Trump Administration Defends Travel Ban Criteria

The Trump administration filed a brief in federal court Monday night that defends the guidelines it created last week to implement the president’s embattled travel ban policy – strictures that barred grandparents from affected nations and limited the universe of refugees who could enter the U.S., Politico reports.

The Justice Department, in a case before Hawaii District Court Judge Derrick Watson, argued that its reading of a Supreme Court order was rooted in precedent from federal immigration law.

“The Supreme Court’s decision construing the Executive Order must also be read as having that touchstone in mind, not the broader, free-hand rules now constructed by Plaintiffs,” the administration wrote.
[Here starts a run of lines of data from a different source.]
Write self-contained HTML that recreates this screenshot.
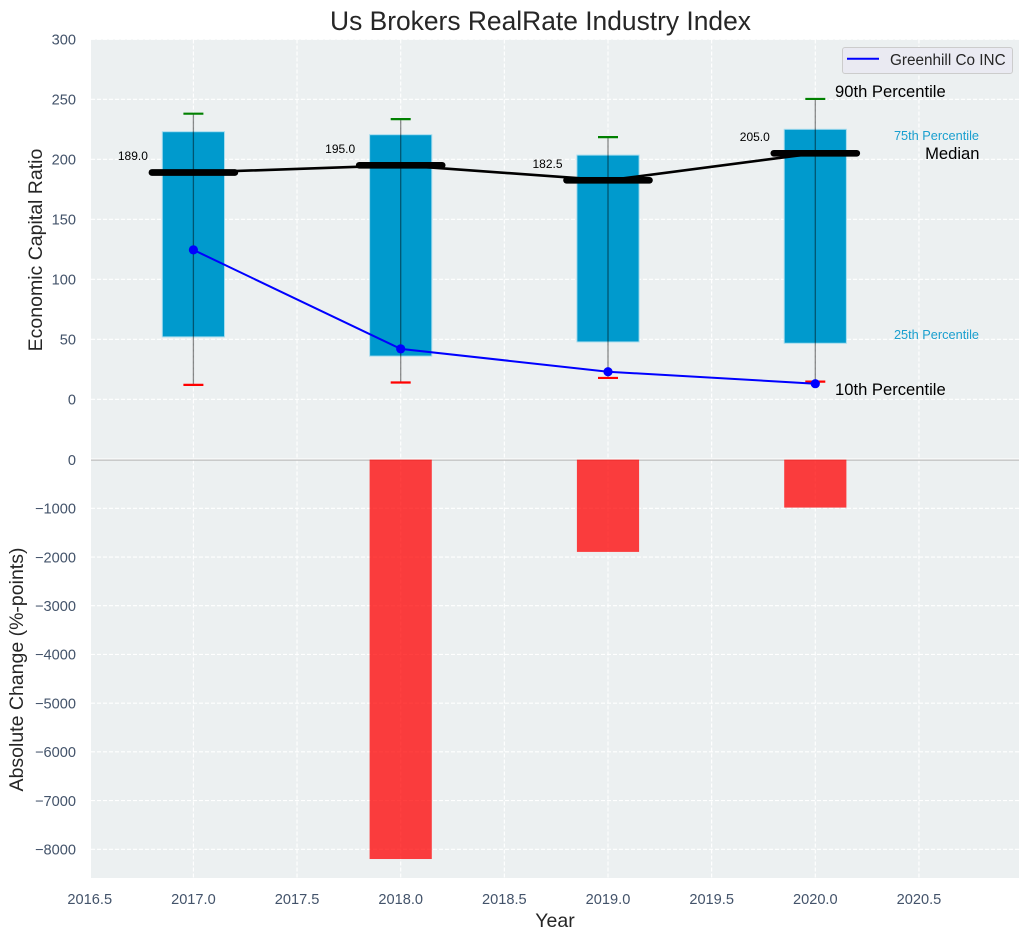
<!DOCTYPE html>
<html>
<head>
<meta charset="utf-8">
<title>Us Brokers RealRate Industry Index</title>
<style>
html,body{margin:0;padding:0;background:#fff;width:1029px;height:940px;overflow:hidden}
svg{display:block}
text{font-family:"Liberation Sans",Arial,sans-serif}
.tick{fill:#43536a;font-size:14.6px}
.axt{fill:#262626;font-size:19.5px}
.ann{fill:#000;font-size:16.6px}
.val{fill:#000;font-size:12px}
.pct{fill:#1a9fcf;font-size:12.75px}
</style>
</head>
<body>
<svg id="chart" width="1029" height="940" viewBox="0 0 1029 940" xmlns="http://www.w3.org/2000/svg">
  <rect x="91" y="39.5" width="928" height="419" fill="#ecf0f1"/>
  <rect x="91" y="459.5" width="928" height="418.5" fill="#ecf0f1"/>
  <g id="grid"></g>
  <g id="topMarks"></g>
  <g id="bottomMarks"></g>
  <g id="labels"></g>
  <text x="540.5" y="30" text-anchor="middle" font-size="26.4px" fill="#262626">Us Brokers RealRate Industry Index</text>
  <text class="axt" transform="translate(42 250) rotate(-90)" text-anchor="middle">Economic Capital Ratio</text>
  <text class="axt" transform="translate(23 669.5) rotate(-90)" text-anchor="middle">Absolute Change (%-points)</text>
  <text class="axt" x="555" y="927" text-anchor="middle">Year</text>
  <g>
    <rect x="842.5" y="47.5" width="170" height="26" rx="2.5" fill="#eaeaf2" stroke="#cccccc" stroke-width="1"/>
    <line x1="847" x2="879" y1="58.8" y2="58.8" stroke="#0000ff" stroke-width="2"/>
    <text x="890" y="65" font-size="15.3px" fill="#262626">Greenhill Co INC</text>
  </g>
  <text class="ann" x="835" y="97">90th Percentile</text>
  <text class="pct" x="979" y="140" text-anchor="end">75th Percentile</text>
  <text class="ann" x="979.5" y="159" text-anchor="end">Median</text>
  <text class="pct" x="979" y="339" text-anchor="end">25th Percentile</text>
  <text class="ann" x="835" y="395">10th Percentile</text>
</svg>
<script>
const years = [2017, 2018, 2019, 2020];
const p90 = [238, 233.5, 218.5, 250.3];
const p75 = [223, 220.5, 203.5, 225];
const median = [189, 195, 182.5, 205];
const p25 = [52, 36, 47.8, 46.7];
const p10 = [12, 14, 17.8, 14.7];
const company = [124.5, 42, 23, 13];
const change = [null, -8200, -1895, -985];
const medianLabels = ["189.0", "195.0", "182.5", "205.0"];
const xTicks = [2016.5, 2017, 2017.5, 2018, 2018.5, 2019, 2019.5, 2020, 2020.5];
const topTicks = [0, 50, 100, 150, 200, 250, 300];
const bottomTicks = [0, -1000, -2000, -3000, -4000, -5000, -6000, -7000, -8000];

const barWidth = 0.3;
const medianWidth = 0.4;

function xPos(v) { return 815.3 + (v - 2020) * 207.3; }
function yTop(v) { return 399.3 - v * 1.2; }
function yBottom(v) { return 459.6 - v * 0.04871; }

const NS = 'http://www.w3.org/2000/svg';
function mk(tag, parent) {
  const el = document.createElementNS(NS, tag);
  parent.appendChild(el);
  return el;
}
function setLine(el, x1, y1, x2, y2, color, w) {
  el.setAttribute('x1', x1);
  el.setAttribute('y1', y1);
  el.setAttribute('x2', x2);
  el.setAttribute('y2', y2);
  el.setAttribute('stroke', color);
  el.setAttribute('stroke-width', w);
}
function setRect(el, x, y, w, h, fill) {
  el.setAttribute('x', x);
  el.setAttribute('y', y);
  el.setAttribute('width', w);
  el.setAttribute('height', h);
  el.setAttribute('fill', fill);
}
function pathFrom(values, yFn) {
  return values.map((v, i) => (i ? 'L' : 'M') + xPos(years[i]) + ' ' + yFn(v)).join(' ');
}

const grid = document.getElementById('grid');
const topMarks = document.getElementById('topMarks');
const bottomMarks = document.getElementById('bottomMarks');
const labels = document.getElementById('labels');

xTicks.forEach(t => {
  if (xPos(t) < 91) return;
  const a = mk('line', grid);
  
  
  setLine(a, xPos(t), 39.5, xPos(t), 458.5, '#ffffff', 1.1);
  a.setAttribute('stroke-dasharray', '4 2');
  const b = mk('line', grid);
  
  
  setLine(b, xPos(t), 459.5, xPos(t), 878, '#ffffff', 1.1);
  b.setAttribute('stroke-dasharray', '4 2');
});
topTicks.forEach(t => {
  const l = mk('line', grid);
  
  
  setLine(l, 91, yTop(t), 1019, yTop(t), '#ffffff', 1.1);
  l.setAttribute('stroke-dasharray', '4 2');
  const s = mk('text', labels);
  
  
  s.setAttribute('class', 'tick');
  s.setAttribute('x', 76);
  s.setAttribute('y', yTop(t) + 5.3);
  s.setAttribute('text-anchor', 'end');
  s.textContent = String(t);
});
bottomTicks.forEach(t => {
  const s = mk('text', labels);
  
  
  s.setAttribute('class', 'tick');
  s.setAttribute('x', 76);
  s.setAttribute('y', yBottom(t) + 5.3);
  s.setAttribute('text-anchor', 'end');
  s.textContent = String(t).replace('-', '\u2212');
  if (t === 0) return;
  const l = mk('line', grid);
  
  
  setLine(l, 91, yBottom(t), 1019, yBottom(t), '#ffffff', 1.1);
  l.setAttribute('stroke-dasharray', '4 2');
});
xTicks.forEach(t => {
  const s = mk('text', labels);
  
  
  s.setAttribute('class', 'tick');
  s.setAttribute('x', xPos(t));
  s.setAttribute('y', 904);
  s.setAttribute('text-anchor', 'middle');
  s.textContent = t.toFixed(1);
});

const zero = mk('line', bottomMarks);


setLine(zero, 91, yBottom(0) + 0.5, 1019, yBottom(0) + 0.5, '#bdbdbd', 1.2);

const pxW = xPos(2017 + barWidth) - xPos(2017);
const pxM = xPos(2017 + medianWidth) - xPos(2017);

years.forEach((yr, i) => {
  const cx = xPos(yr);
  const bar = mk('rect', topMarks);
  
  
  setRect(bar, cx - pxW / 2, yTop(p75[i]), pxW, yTop(p25[i]) - yTop(p75[i]), '#009acd');
  bar.setAttribute('stroke', '#a6dcee');
  bar.setAttribute('stroke-width', '1');
});

const medianLine = mk('path', topMarks);


medianLine.setAttribute('d', pathFrom(median, yTop));
medianLine.setAttribute('fill', 'none');
medianLine.setAttribute('stroke', '#000000');
medianLine.setAttribute('stroke-width', '2.6');

years.forEach((yr, i) => {
  const cx = xPos(yr);
  const whisker = mk('line', topMarks);
  
  
  setLine(whisker, cx, yTop(p90[i]), cx, yTop(p10[i]), '#000000', 1.3);
  whisker.setAttribute('stroke-opacity', '0.45');
  const capHi = mk('line', topMarks);
  
  
  setLine(capHi, cx - 10, yTop(p90[i]), cx + 10, yTop(p90[i]), '#008000', 2.2);
  const capLo = mk('line', topMarks);
  
  
  setLine(capLo, cx - 10, yTop(p10[i]), cx + 10, yTop(p10[i]), '#ff0000', 2.2);
  const med = mk('line', topMarks);
  
  
  setLine(med, cx - pxM / 2, yTop(median[i]), cx + pxM / 2, yTop(median[i]), '#000000', 6.7);
  med.setAttribute('stroke-linecap', 'round');
  const val = mk('text', topMarks);
  
  
  val.setAttribute('class', 'val');
  val.setAttribute('x', cx - 45.5);
  val.setAttribute('y', yTop(median[i]) - 12.5);
  val.setAttribute('text-anchor', 'end');
  val.textContent = medianLabels[i];
});

const companyLine = mk('path', topMarks);


companyLine.setAttribute('d', pathFrom(company, yTop));
companyLine.setAttribute('fill', 'none');
companyLine.setAttribute('stroke', '#0000ff');
companyLine.setAttribute('stroke-width', '2');

years.forEach((yr, i) => {
  const dot = mk('circle', topMarks);
  
  
  dot.setAttribute('cx', xPos(yr));
  dot.setAttribute('cy', yTop(company[i]));
  dot.setAttribute('r', '4.6');
  dot.setAttribute('fill', '#0000ff');
  if (change[i] === null) return;
  const bar = mk('rect', bottomMarks);
  
  
  setRect(bar, xPos(yr) - pxW / 2, yBottom(0), pxW, yBottom(change[i]) - yBottom(0), '#ff0000');
  bar.setAttribute('fill-opacity', '0.75');
});
</script>
</body>
</html>
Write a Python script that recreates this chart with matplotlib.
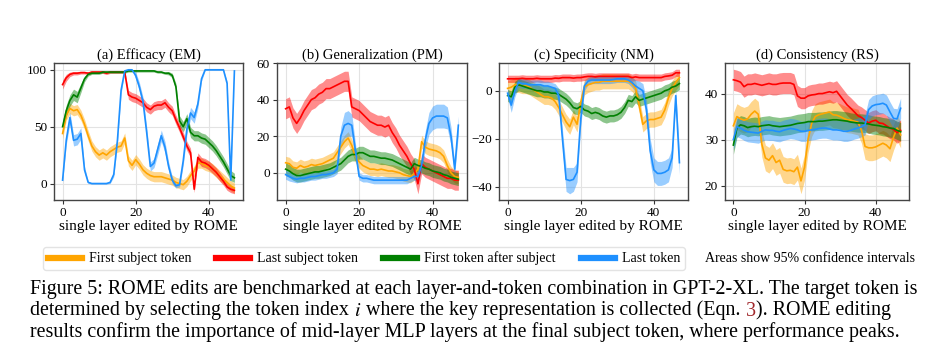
import matplotlib.pyplot as plt
import numpy as np
from matplotlib.lines import Line2D

layers = np.arange(48)

token_names = ["First subject token", "Last subject token",
               "First token after subject", "Last token"]
token_colors = ["orange", "red", "green", "dodgerblue"]

# (a) Efficacy (EM)
eff_first = [44, 60, 66, 64, 65, 60, 52, 42, 33, 28, 25, 27, 25, 28, 30, 32,
             33, 40, 20, 16, 21, 17, 12, 9, 7, 6, 6, 6, 5, 4, 3, 1,
             0, -1, 2, 7, 11, 18, 18, 16, 15, 13, 10, 7, 4, 1, -2, -4]
eff_last_subj = [87, 93, 96, 97, 97, 97.5, 97.5, 97, 98, 98, 98, 98, 97, 98, 98, 98,
                 98, 98, 78, 76, 75, 73, 71, 67, 65, 68, 69, 69, 71, 67, 64, 56,
                 49, 41, 33, 27, -5, 23, 19, 18, 16, 13, 10, 6, 2, -3, -5, -6]
eff_after = [50, 64, 73, 78, 76, 84, 92, 96, 97, 97, 97, 98, 98, 98, 98, 98,
             98, 98, 99, 99, 99, 99, 99, 99, 99, 99, 98, 98, 97, 97, 95, 85,
             55, 50, 57, 45, 42, 42, 40, 39, 36, 33, 29, 24, 19, 13, 7, 5]
eff_last = [3, 38, 58, 38, 39, 44, 12, 1, 0, 0, 0, 0, 0, 1, 8, 38,
            82, 99, 100, 100, 95, 85, 72, 45, 15, 18, 30, 42, 32, 15, 3, -2,
            -1, 20, 48, 62, 58, 70, 92, 100, 100, 100, 100, 100, 100, 88, 3, 99]
# 95% CI half widths
eff_ci_last_subj = [4, 3, 2, 1.5, 1.5, 1.2, 1.2, 1.2, 1.2, 1.2, 1.2, 1.2, 1.2, 1.2, 1.2, 1.2,
                    1.2, 1.2, 4, 4, 4, 4, 4, 4, 4, 4, 4, 4, 4, 4, 4, 4,
                    4, 4, 4, 4, 3, 4, 4, 4, 4, 4, 4, 4, 3.5, 3, 3, 3]
eff_ci_after = [5, 5, 5, 5, 5, 4, 2.5, 1.5, 1, 1, 1, 1, 1, 1, 1, 1,
                1, 1, 1, 1, 1, 1, 1, 1, 1, 1, 1, 1, 1, 1.5, 2, 3,
                4.5, 4.5, 4.5, 4.5, 4.5, 4.5, 4.5, 4.5, 4.5, 4.5, 4.5, 4.5, 4.5, 4.5, 4.5, 4]
eff_ci_last = [2, 4, 5, 5, 5, 5, 3, 1, 0.5, 0.5, 0.5, 0.5, 0.5, 1, 2, 3,
               3, 1, 0.5, 0.5, 3, 4, 4, 5, 4, 4, 5, 5, 5, 4, 3, 2,
               2, 4, 5, 5, 5, 4, 2, 0.5, 0.5, 0.5, 0.5, 0.5, 0.5, 2, 2, 1]
eff_ci = [4.5, eff_ci_last_subj, eff_ci_after, eff_ci_last]

# (b) Generalization (PM)
gen_first = [5.5, 5, 3, 2.5, 4, 3, 3.5, 4.5, 4, 4.5, 5, 6, 7, 8, 11, 14,
             17, 19, 15, 9, 6, 4, 3, 2, 2, 1.5, 2, 1.5, 1, 1, 0.5, 0,
             -1, -1.5, -2, -0.5, 2, 17, 14, 13, 12.5, 12, 11, 9, 4, 0, -2, -2.5]
gen_last_subj = [35, 36, 30, 27, 30, 34, 37, 40, 41, 43, 44, 46, 46, 47, 48, 49,
                 50, 50, 36, 35, 34, 32, 30, 28, 27, 26, 26, 25, 26, 22, 19, 15,
                 12, 9, 5, 2, -6, 5, 3, 2, 1, 0, -1, -2, -3, -3, -4, -4]
gen_after = [2, 1, -0.5, -1.5, -1.5, -1, -0.5, 0, 0.5, 0.5, 1, 1.5, 2, 3, 4, 5,
             7, 9, 10, 10, 11, 11, 10, 9, 9, 8.5, 8, 8, 7.5, 7, 6, 5,
             4, 3, 2, 5, 4, 3.5, 2.5, 2, 1, 0.5, 0, -1, -1.5, -2.5, -3, -3.5]
gen_last = [-1, -2, -3, -3.5, -3, -3, -2.5, -2, -2, -1.5, -1, -1, -0.5, 0, 2, 20,
            26, 27, 26, 12, -2, -3, -3, -3.5, -4, -4, -4, -4, -4, -4, -4, -4,
            -4, -4, -3, -2, -2, 4, 18, 27, 30, 31, 31, 31, 30, 20, 2, 26]
gen_ci_last = [2.5, 2.5, 2, 2, 2, 2, 2, 2, 2, 2, 2, 2, 2, 2, 2.5, 5,
               7, 7, 6, 4, 2, 2, 2, 2, 2, 2, 2, 2, 2, 2, 2, 2,
               2, 2, 2, 2, 3, 3, 5, 6, 6.5, 6.5, 6.5, 6.5, 6, 5, 3, 5]
gen_ci = [3.5, 5.5, 3.5, gen_ci_last]

# (c) Specificity (NM)
spec_first = [1, 1.5, 2.5, 2.5, 2, 2, 1.5, 0.5, -0.5, -1.5, -2.5, -2.5, -3, -4.5, -7, -10,
              -13, -15, -11, -14, -5, 1.5, 2.5, 3, 3.5, 3.5, 4, 4, 4, 4, 4, 4,
              4, 4, 3, 1, -6, -14, -12.5, -12, -12, -11.5, -11, -8, -3, 1, 3.5, 5.5]
spec_last_subj = [5, 5, 5, 5, 5.2, 5, 5, 5, 5.2, 5, 5, 5, 5, 5.3, 5.2, 5.5,
                  5.5, 5.5, 5.3, 5.5, 5.5, 5.8, 6, 6, 5.8, 6, 6, 6, 6, 6, 6, 6,
                  6, 6, 5.5, 5.8, 5.5, 5.5, 5.5, 5.5, 5.5, 5.5, 5.5, 6, 6.2, 6.5, 7.5, 7.5]
spec_after = [-2, -2.5, 1.5, 2.5, 2, 1.5, 1, 0.5, 0, 0, -0.5, -0.5, -1, -1, -1.5, -2.5,
              -3.5, -5, -7, -7.5, -6.5, -8, -8.5, -9.5, -9, -9.5, -10.5, -11, -10.5, -10.5, -10, -9,
              -7, -4, -4.5, -2.5, -4, -3.5, -3, -2.5, -2, -1.5, -1, 0, 0.5, 1.5, 2, 3]
spec_last = [-1, -6, 0, 3.5, 3, 3, 2.5, 2.5, 2.5, 2.5, 2, 2, 1.5, 1, -2, -20,
             -37, -37.5, -37, -34, -12, 2, 4, 4.5, 4.5, 4.5, 4.5, 4.5, 4.5, 4.7, 5, 5,
             5, 4.5, 3.5, 2, 1, 0, -8, -25, -33, -34.5, -34.5, -34, -33, -28, -2, -30]
spec_ci_last = [2, 3, 2.5, 2, 2, 2, 2, 2, 2, 2, 2, 2, 2, 2, 3, 4,
                5, 5.5, 5, 4, 3, 2, 1.5, 1.5, 1.5, 1.5, 1.5, 1.5, 1.5, 1.5, 1.5, 1.5,
                1.5, 1.5, 2, 2.5, 3, 3, 4, 5, 5, 5, 5, 5, 5, 4, 2, 5]
spec_ci = [3.2, 1.5, 2.5, spec_ci_last]

# (d) Consistency (RS)
cons_first = [33, 35, 34.5, 34.2, 34.5, 35.5, 36.2, 35.5, 29, 26, 25.5, 26.5, 25, 25.5, 23.5, 23.2,
              23.3, 23, 24, 21, 24, 30, 33.5, 35, 35.4, 35.6, 35.8, 36, 35.4, 35.3, 35, 34.6,
              34.3, 34.2, 34, 33.8, 32, 28.5, 28.2, 28.2, 28.4, 28.8, 29.2, 28.8, 28, 30.5, 32.5, 31]
cons_last_subj = [43, 42.8, 42.5, 41.5, 42, 42, 42.2, 42, 41.8, 42, 42.2, 42, 42, 42.2, 42.3, 42.3,
                  42.3, 42, 39.5, 39, 39, 39.5, 39.7, 39.8, 40, 40, 40.2, 40.4, 40.2, 40.5, 39.5, 38.5,
                  37.5, 36.8, 36, 35.2, 34.8, 34.2, 33.6, 34, 34.2, 33.6, 33.5, 33, 32.5, 32.2, 31.5, 32]
cons_after = [28.8, 32.5, 33.2, 33, 32.6, 32.8, 32.9, 32.8, 33, 33.1, 33.2, 33, 32.9, 32.8, 32.9, 33,
              33.1, 33.3, 33.5, 33.6, 33.7, 33.9, 33.9, 33.9, 34, 34, 34.1, 34.2, 34.3, 34.3, 34.2, 34.1,
              34, 33.8, 33.7, 33.6, 33.6, 33.5, 33.4, 33.2, 33.1, 33, 32.8, 32.7, 32.5, 32.4, 32, 31.7]
cons_last = [30, 32.8, 32.5, 32, 31.7, 31.6, 31.5, 31.4, 31.8, 32.1, 32, 32, 31.8, 31.7, 32, 32.2,
             32.4, 32.3, 32.1, 31.8, 31.8, 32, 32.1, 32.2, 32.4, 32.5, 32.5, 32.3, 32.1, 32.1, 32, 31.8,
             31.8, 32, 32.3, 32.5, 32.8, 33.2, 36.5, 37.3, 37.6, 37.7, 37.9, 37.5, 36, 34.6, 34.5, 36.8]
cons_ci = [2.8, 2.3, 2, 2.2]

panels = [
    ("(a) Efficacy (EM)", [eff_first, eff_last_subj, eff_after, eff_last], eff_ci, [0, 50, 100]),
    ("(b) Generalization (PM)", [gen_first, gen_last_subj, gen_after, gen_last], gen_ci, [0, 20, 40, 60]),
    ("(c) Specificity (NM)", [spec_first, spec_last_subj, spec_after, spec_last], spec_ci, [-40, -20, 0]),
    ("(d) Consistency (RS)", [cons_first, cons_last_subj, cons_after, cons_last], cons_ci, [20, 30, 40]),
]

caption_1 = "Figure 5: ROME edits are benchmarked at each layer-and-token combination in GPT-2-XL. The target token is"
caption_2 = [("determined by selecting the token index ", 'black'), ("$i$", 'black'),
             (" where the key representation is collected (Eqn. ", 'black'), ("3", '#a0272b'),
             ("). ROME editing", 'black')]
caption_3 = "results confirm the importance of mid-layer MLP layers at the final subject token, where performance peaks."

plt.rcParams['font.family'] = ['Liberation Serif', 'DejaVu Serif']
plt.rcParams['mathtext.fontset'] = 'stix'

fig = plt.figure(figsize=(9.5, 3.62), dpi=100)
W, H = 950, 362
boxes = [(54, 243), (277, 467), (499, 688), (725, 909)]
top, bottom = 63, 200

for (title, series, ci, yt), (x0, x1) in zip(panels, boxes):
    ax = fig.add_axes([x0 / W, (H - bottom) / H, (x1 - x0) / W, (bottom - top) / H])
    for vals, col, hw in zip(series, token_colors, ci):
        v = np.array(vals, dtype=float)
        hw = np.asarray(hw, dtype=float)
        ax.fill_between(layers, v - hw, v + hw, color=col, alpha=0.45, lw=0)
        ax.plot(layers, v, color=col, lw=1.2)
    ax.set_title(title, fontsize=10.5, pad=3)
    ax.set_xlabel("single layer edited by ROME", fontsize=11, labelpad=1)
    ax.set_xticks([0, 20, 40])
    ax.set_yticks(yt)
    ax.tick_params(labelsize=9.5, length=3, width=0.8, color='#333333', pad=2)
    ax.grid(True, color='#e3e3e3', lw=0.8)
    ax.set_axisbelow(True)
    for s in ax.spines.values():
        s.set_color('#444444')
        s.set_linewidth(1.0)

handles = [Line2D([], [], color=c, lw=4.5) for c in token_colors]
fig.legend(handles, token_names, loc='center left', bbox_to_anchor=(43 / W, (H - 258.5) / H),
           ncol=4, fontsize=10, frameon=True, edgecolor='#dddddd', fancybox=True,
           handlelength=2.45, handletextpad=0.5, columnspacing=1.8, borderpad=0.35,
           borderaxespad=0)
fig.text(705 / W, (H - 258.5) / H, "Areas show 95% confidence intervals", fontsize=10,
         va='center', ha='left')

# caption, sized so the first line spans the same width as in the paper
renderer = fig.canvas.get_renderer()
t1 = fig.text(30 / W, (H - 294) / H, caption_1, fontsize=12, va='baseline', ha='left')
cap_fs = 12 * 885 / t1.get_window_extent(renderer).width
t1.set_fontsize(cap_fs)

xpos = 30
for txt, col in caption_2:
    t = fig.text(xpos / W, (H - 315.5) / H, txt, fontsize=cap_fs, color=col,
                 va='baseline', ha='left')
    xpos = t.get_window_extent(renderer).x1
fig.text(30 / W, (H - 337) / H, caption_3, fontsize=cap_fs, va='baseline', ha='left')

fig.savefig("out.png", dpi=100)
The ban, which blocks the issuance of new visas to six majority-Muslim nations for 90 days and suspends the refugee resettlement program for 120 days, went into effect partially Thursday after an order issued by the U.S. Supreme Court allowed it to proceed while the justices prepare to consider the case in the fall.

The Supreme Court’s order came with the caveat that the government refrain from applying the ban to people who maintain a “bona fide relationship” to a person or entity in the U.S. The high court offered some guidance as to what would constitute such a relationship, a close family member or an employer, for instance, but stopped short of explicit instructions.

As a result, the Trump administration was left to formulate its own guidelines, which permitted parents, spouses and children of someone in the U.S., among others, but excluded grandparents and grandchildren, along with a range of “extended” family members, Politico adds.

In cases of people engaged to be married, the Trump administration appeared to reverse course just before the policy went forward, allowing fiancés to circumvent the ban. Even with that change, travel ban opponents considered the administration’s definition of a “bona fide” relationship to be too narrow.

The plaintiffs in one case against the ban, the state of Hawaii and a local imam, asked the judge on Thursday to clarify the scope of the Supreme Court’s order. In the filing Monday, the Trump administration defended its choice to bar certain family members, as well as a contentious decision involving refugees. The administration determined a refugee’s connection to a resettlement agency alone did not warrant an exception to the ban.

“Under the Refugee Program, a refugee’s relationship with a resettlement agency is created by direction of the Government through a cooperative agreement entered into between the Government and the agency. In other words, a refugee’s relationship with the agency flows from the Government, not from an independent relationship between the refugee and the resettlement agency,”the brief reads. The plaintiffs in the case are scheduled to file a brief Thursday.